What to produce :: Write out word for word each line of the records, beginning at the first and stopping after the line with "import matplotlib.pyplot as plt". Leave the pictures out.
— Start Entries provided —
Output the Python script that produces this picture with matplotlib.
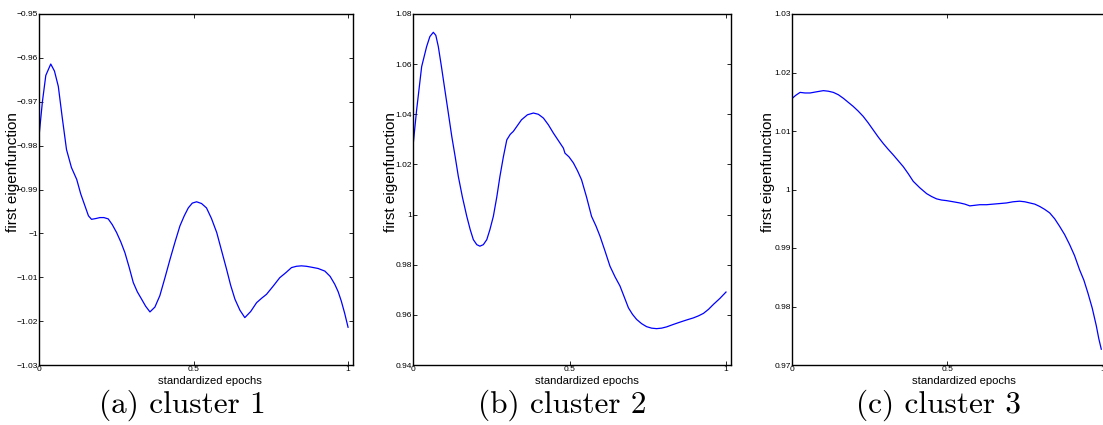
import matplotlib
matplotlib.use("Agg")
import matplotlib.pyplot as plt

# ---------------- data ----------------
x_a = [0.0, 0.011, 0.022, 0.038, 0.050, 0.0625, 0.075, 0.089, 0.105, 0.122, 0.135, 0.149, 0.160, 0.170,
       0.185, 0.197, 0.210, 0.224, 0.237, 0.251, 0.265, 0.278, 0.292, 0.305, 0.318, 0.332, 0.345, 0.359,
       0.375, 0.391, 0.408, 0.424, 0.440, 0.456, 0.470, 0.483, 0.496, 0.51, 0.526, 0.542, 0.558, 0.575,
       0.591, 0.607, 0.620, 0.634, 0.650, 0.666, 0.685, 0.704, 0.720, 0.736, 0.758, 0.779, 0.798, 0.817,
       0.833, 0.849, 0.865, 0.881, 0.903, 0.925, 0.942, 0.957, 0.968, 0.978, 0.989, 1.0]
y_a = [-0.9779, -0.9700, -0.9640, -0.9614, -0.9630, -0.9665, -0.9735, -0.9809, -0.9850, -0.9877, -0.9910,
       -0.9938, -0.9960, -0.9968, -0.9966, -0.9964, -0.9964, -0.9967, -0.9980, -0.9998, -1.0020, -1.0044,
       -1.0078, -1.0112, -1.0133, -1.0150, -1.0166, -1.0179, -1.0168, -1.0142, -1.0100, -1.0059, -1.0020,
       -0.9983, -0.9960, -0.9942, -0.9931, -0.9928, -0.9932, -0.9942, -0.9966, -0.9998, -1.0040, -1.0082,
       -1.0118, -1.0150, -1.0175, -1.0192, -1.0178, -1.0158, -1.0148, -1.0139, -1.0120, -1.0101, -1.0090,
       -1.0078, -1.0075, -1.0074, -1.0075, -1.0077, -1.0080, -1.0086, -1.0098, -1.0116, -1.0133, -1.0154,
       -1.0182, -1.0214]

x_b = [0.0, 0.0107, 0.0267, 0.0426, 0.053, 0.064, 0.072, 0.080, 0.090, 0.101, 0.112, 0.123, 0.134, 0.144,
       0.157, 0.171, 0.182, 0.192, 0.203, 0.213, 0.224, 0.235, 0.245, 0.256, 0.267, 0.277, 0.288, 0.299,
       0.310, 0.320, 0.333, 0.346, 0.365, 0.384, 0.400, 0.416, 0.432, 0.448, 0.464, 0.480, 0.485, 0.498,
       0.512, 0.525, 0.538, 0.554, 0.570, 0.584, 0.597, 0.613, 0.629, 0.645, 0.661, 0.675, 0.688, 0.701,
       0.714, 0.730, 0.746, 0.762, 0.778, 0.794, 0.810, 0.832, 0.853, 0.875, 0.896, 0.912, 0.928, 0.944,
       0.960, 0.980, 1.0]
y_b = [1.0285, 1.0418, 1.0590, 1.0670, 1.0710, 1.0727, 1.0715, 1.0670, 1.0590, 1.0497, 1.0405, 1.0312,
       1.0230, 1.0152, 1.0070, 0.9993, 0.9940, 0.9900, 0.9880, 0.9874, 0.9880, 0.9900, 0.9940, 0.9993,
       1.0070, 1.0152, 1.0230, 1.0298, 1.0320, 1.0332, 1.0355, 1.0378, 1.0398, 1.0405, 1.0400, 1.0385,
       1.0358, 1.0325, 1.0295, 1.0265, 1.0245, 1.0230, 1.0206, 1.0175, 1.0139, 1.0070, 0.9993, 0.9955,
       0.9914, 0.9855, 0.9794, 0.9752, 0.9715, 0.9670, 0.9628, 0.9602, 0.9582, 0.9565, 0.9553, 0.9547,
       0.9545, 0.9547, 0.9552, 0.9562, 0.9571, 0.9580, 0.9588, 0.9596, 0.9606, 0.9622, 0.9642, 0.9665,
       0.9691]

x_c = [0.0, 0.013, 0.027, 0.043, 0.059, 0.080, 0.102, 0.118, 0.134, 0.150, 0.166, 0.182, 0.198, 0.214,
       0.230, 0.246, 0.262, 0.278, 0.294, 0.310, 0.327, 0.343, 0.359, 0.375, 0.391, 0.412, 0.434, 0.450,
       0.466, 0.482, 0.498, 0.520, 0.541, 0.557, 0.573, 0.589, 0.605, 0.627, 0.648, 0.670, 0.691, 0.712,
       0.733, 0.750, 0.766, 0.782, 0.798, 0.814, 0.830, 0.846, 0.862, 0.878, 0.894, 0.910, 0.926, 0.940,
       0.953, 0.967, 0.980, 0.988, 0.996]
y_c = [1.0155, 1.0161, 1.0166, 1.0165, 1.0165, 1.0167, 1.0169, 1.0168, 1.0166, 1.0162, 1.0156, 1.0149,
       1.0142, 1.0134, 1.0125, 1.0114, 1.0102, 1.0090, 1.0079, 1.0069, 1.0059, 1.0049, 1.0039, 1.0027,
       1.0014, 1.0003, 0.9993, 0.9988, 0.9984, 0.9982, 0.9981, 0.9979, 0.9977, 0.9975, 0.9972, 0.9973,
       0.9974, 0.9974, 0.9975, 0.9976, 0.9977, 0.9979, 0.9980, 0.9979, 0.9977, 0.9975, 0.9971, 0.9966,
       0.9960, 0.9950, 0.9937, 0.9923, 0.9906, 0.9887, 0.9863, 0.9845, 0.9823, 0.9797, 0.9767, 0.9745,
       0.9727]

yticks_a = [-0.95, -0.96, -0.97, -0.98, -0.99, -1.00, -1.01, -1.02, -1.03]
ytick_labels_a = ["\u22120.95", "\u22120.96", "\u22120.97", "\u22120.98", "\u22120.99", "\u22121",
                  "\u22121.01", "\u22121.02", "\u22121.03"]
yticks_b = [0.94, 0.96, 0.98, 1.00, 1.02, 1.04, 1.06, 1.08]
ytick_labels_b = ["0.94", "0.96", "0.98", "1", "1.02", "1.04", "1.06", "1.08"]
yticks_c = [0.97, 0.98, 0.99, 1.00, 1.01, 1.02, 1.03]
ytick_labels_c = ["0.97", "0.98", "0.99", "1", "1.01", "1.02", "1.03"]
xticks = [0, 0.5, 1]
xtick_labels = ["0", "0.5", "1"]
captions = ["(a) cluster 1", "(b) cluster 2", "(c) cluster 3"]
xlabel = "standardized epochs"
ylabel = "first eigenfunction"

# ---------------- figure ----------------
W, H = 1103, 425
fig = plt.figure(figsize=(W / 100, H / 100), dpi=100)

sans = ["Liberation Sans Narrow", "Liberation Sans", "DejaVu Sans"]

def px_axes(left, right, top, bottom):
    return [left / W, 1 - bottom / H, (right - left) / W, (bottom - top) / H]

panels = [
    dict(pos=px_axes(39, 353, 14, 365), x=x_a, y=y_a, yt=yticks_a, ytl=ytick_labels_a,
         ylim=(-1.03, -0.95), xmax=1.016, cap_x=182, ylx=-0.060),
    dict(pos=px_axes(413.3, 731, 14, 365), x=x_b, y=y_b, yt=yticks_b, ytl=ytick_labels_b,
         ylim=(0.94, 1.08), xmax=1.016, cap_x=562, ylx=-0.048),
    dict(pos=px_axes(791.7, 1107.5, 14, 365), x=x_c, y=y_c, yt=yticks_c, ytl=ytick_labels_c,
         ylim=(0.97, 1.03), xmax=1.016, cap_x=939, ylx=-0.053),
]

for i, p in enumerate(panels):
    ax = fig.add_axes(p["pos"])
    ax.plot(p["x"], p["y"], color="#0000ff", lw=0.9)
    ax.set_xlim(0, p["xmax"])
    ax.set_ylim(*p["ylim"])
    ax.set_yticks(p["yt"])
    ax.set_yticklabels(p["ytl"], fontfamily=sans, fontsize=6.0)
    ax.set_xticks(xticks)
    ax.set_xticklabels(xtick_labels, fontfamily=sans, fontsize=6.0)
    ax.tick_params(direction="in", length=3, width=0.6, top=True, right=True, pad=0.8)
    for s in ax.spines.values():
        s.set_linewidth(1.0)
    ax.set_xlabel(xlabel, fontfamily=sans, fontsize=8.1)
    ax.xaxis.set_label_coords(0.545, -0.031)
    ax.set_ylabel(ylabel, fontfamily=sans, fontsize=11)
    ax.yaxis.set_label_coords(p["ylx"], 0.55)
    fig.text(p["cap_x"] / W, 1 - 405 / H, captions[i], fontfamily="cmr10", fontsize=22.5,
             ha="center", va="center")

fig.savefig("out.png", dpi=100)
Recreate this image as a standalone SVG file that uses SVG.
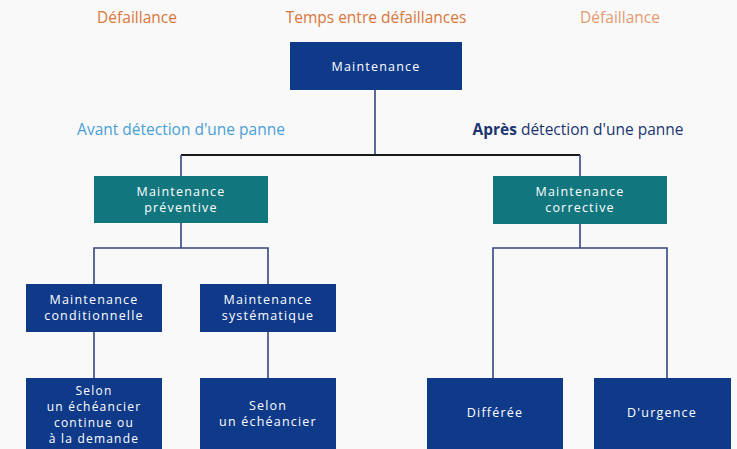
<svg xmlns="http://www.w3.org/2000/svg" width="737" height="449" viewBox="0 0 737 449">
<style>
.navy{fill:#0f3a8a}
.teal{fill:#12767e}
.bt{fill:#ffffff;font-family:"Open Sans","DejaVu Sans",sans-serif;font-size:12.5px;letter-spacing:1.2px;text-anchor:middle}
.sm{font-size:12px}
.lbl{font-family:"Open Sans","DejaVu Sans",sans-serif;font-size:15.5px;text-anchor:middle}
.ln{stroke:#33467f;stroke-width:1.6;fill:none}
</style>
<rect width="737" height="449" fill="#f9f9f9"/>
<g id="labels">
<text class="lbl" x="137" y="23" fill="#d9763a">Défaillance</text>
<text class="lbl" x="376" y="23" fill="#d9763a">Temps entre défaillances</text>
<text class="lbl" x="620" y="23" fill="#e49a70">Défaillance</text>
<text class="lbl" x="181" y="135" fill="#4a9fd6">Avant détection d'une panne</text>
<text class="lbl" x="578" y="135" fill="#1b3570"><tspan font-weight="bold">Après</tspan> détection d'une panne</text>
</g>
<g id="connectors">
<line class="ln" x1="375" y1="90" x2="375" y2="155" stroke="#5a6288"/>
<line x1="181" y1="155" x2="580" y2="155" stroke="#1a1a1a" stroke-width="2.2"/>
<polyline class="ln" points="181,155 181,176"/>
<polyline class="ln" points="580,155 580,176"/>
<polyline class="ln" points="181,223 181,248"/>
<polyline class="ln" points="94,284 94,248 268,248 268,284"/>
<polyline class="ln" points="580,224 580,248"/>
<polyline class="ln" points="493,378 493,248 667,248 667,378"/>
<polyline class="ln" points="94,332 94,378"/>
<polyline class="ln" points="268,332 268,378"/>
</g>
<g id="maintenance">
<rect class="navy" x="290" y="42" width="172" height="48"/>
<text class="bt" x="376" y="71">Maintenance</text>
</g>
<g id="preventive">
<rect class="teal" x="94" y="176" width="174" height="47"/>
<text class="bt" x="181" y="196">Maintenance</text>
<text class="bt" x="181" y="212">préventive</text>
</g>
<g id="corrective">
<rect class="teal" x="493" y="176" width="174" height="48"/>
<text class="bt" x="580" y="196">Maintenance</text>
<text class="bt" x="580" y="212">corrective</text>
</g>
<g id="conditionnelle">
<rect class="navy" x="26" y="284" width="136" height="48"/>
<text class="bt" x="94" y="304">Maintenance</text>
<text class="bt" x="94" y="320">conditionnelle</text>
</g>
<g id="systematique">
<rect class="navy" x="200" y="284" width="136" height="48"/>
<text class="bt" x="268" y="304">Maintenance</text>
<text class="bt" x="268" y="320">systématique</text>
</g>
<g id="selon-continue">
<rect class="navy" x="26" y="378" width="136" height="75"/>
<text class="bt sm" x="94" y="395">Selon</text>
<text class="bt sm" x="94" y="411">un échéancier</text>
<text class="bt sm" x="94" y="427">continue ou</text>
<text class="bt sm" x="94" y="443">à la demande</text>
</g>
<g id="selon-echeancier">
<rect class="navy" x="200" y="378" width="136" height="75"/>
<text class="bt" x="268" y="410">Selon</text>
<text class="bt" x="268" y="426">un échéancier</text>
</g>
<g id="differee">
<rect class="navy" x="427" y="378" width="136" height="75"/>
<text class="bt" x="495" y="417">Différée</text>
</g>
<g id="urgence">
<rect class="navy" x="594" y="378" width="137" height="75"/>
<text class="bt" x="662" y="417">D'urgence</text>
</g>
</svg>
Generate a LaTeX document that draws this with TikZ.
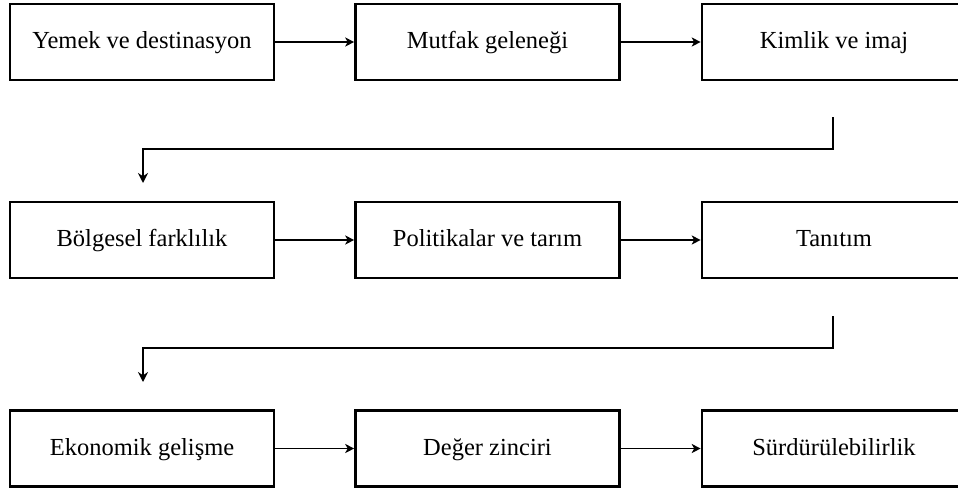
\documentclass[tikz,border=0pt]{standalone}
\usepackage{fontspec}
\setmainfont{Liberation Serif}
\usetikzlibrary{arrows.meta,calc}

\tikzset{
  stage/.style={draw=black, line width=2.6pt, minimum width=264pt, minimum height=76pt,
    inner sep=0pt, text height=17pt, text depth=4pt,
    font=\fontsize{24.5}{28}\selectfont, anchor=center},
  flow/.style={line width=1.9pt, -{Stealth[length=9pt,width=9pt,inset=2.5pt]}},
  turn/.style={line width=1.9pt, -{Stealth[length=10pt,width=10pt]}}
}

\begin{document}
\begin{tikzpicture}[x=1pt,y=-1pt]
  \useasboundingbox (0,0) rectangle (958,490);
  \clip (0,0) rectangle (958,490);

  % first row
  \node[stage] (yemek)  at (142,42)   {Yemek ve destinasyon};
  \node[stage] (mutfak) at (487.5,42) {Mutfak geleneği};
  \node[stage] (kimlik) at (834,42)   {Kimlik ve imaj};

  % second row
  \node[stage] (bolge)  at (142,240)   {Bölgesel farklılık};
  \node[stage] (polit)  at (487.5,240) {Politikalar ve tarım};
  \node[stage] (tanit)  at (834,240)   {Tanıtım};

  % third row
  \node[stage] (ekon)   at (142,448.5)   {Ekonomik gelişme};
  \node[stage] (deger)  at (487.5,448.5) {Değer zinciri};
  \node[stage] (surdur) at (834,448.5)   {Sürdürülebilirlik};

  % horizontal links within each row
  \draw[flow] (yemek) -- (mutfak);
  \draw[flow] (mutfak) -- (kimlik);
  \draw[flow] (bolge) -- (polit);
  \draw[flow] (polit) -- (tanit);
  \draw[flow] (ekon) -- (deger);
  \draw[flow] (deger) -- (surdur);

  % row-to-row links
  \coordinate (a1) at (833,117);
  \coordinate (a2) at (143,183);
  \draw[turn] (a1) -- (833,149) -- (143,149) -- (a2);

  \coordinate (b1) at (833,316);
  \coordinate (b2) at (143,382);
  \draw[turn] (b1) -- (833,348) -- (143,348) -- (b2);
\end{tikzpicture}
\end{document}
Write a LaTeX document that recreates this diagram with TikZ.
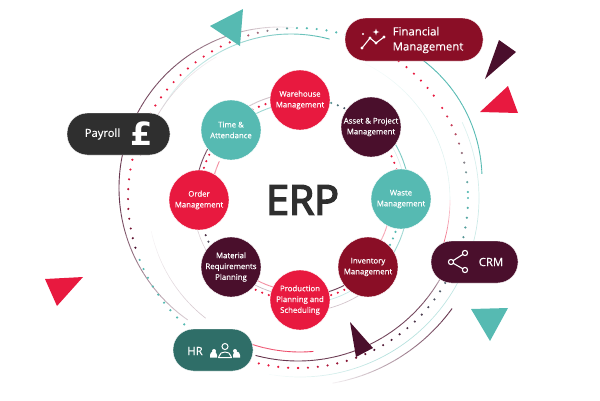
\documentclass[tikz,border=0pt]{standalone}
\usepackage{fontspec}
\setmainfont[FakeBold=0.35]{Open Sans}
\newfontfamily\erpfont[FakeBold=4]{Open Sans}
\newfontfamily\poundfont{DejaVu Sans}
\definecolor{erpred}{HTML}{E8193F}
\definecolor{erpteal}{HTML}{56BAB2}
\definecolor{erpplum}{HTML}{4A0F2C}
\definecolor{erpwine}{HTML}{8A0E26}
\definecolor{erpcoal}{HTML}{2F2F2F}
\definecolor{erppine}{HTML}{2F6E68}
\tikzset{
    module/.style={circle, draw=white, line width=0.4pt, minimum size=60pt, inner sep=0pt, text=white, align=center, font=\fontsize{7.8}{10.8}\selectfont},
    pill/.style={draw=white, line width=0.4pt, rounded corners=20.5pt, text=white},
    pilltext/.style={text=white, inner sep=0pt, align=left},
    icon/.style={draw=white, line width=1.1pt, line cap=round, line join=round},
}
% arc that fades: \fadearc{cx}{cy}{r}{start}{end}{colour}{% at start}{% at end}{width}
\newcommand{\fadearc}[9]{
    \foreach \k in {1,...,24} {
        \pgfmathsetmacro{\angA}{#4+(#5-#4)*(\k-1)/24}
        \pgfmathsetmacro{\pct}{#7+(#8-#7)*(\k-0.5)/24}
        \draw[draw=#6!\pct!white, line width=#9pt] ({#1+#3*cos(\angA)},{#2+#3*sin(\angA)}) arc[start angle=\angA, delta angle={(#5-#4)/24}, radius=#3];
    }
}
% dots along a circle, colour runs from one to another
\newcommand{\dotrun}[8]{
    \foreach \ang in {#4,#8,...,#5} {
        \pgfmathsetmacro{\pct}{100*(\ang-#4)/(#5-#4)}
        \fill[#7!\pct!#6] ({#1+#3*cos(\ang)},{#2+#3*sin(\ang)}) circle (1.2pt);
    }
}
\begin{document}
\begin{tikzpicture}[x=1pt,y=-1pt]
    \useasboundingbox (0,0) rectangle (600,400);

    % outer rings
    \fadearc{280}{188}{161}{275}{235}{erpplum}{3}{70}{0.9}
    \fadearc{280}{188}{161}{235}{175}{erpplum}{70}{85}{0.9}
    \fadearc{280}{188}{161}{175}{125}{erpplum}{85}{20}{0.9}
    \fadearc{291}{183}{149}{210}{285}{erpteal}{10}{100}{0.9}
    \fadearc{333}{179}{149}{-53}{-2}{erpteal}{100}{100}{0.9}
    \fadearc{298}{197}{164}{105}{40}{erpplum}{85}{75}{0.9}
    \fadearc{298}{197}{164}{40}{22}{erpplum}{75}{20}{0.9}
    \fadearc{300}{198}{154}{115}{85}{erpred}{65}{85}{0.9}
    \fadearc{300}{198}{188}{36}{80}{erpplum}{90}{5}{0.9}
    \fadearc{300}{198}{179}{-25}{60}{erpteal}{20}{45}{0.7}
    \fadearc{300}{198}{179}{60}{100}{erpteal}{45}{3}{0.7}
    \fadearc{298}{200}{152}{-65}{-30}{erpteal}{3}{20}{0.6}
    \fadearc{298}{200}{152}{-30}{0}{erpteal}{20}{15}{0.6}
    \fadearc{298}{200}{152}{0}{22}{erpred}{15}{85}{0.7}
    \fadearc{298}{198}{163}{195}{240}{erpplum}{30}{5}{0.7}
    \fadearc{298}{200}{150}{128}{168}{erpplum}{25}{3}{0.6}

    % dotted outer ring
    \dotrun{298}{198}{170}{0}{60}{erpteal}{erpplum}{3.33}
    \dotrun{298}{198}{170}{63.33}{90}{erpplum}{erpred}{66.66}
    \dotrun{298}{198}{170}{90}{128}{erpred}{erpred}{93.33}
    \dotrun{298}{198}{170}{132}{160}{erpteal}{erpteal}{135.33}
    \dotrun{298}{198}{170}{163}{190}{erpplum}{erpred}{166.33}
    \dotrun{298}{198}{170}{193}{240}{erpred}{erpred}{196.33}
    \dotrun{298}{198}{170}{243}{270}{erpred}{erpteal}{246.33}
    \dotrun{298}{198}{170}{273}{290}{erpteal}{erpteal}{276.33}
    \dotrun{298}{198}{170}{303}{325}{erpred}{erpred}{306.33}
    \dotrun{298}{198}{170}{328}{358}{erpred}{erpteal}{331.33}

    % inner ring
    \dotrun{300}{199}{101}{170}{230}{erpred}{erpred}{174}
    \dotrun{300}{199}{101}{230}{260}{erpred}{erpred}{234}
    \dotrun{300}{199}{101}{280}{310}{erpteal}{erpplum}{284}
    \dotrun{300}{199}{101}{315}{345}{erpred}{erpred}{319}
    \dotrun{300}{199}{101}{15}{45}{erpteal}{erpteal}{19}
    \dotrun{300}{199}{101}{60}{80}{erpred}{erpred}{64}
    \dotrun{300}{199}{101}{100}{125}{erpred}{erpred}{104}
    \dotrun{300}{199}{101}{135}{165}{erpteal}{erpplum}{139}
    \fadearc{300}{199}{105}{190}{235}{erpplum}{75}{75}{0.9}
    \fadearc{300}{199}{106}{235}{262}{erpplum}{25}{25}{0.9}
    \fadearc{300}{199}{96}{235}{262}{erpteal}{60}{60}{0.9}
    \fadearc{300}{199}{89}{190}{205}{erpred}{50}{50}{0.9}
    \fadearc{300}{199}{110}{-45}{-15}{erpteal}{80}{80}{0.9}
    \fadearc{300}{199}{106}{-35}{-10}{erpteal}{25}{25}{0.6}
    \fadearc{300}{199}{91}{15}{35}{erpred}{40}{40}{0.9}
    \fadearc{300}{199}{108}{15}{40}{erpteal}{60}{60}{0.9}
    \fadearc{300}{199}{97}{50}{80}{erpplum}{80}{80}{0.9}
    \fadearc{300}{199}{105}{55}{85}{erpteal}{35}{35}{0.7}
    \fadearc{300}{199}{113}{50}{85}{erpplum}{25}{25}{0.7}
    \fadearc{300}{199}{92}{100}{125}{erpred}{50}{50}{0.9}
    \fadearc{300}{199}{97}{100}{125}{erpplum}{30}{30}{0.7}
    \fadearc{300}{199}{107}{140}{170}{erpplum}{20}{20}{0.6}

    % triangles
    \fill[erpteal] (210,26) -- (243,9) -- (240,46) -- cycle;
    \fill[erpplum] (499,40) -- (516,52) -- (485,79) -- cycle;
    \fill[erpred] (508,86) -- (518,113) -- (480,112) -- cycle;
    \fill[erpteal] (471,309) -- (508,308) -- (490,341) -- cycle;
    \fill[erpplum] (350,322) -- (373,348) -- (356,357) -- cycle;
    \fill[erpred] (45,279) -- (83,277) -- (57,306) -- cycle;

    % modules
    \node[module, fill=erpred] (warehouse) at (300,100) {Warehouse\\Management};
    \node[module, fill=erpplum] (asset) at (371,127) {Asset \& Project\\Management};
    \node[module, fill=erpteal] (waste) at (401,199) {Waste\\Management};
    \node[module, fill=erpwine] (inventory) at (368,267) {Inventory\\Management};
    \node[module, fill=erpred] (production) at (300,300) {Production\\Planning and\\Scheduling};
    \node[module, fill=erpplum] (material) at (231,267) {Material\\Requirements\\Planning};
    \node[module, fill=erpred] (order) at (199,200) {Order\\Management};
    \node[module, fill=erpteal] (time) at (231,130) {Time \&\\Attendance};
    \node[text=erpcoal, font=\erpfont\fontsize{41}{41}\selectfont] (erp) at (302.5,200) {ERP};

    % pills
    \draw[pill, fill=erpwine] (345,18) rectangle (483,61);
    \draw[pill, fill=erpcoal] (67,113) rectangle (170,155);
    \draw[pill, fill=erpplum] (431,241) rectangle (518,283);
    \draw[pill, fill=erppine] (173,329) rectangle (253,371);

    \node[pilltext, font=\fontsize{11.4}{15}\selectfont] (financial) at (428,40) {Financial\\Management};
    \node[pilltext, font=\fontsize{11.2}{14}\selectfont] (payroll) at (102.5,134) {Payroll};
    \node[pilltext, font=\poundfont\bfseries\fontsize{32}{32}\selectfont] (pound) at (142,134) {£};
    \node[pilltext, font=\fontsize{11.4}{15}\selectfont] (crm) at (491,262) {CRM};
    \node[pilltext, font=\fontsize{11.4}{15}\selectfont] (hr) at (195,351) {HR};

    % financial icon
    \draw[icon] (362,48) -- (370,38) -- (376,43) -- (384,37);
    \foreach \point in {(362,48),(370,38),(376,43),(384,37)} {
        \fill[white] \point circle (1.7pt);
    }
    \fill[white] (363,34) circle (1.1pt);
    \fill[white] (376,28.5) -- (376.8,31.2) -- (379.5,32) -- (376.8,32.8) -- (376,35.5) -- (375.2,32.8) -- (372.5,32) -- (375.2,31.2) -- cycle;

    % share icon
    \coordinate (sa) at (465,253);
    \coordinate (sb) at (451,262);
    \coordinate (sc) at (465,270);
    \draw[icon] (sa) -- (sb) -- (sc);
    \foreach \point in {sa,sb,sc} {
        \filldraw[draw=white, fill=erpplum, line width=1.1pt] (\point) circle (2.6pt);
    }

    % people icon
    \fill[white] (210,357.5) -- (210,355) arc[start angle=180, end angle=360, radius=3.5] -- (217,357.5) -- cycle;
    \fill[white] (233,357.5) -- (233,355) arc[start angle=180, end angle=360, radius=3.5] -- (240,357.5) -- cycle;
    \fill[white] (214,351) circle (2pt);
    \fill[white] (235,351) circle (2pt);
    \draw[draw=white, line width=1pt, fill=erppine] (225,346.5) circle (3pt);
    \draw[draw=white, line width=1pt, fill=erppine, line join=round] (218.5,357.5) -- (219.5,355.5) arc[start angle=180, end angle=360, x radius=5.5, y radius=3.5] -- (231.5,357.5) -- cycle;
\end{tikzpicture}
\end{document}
— End Entries provided —
Answer to the task ::
Output the Python script that produces this picture with matplotlib.
import matplotlib
matplotlib.use("Agg")
import matplotlib.pyplot as plt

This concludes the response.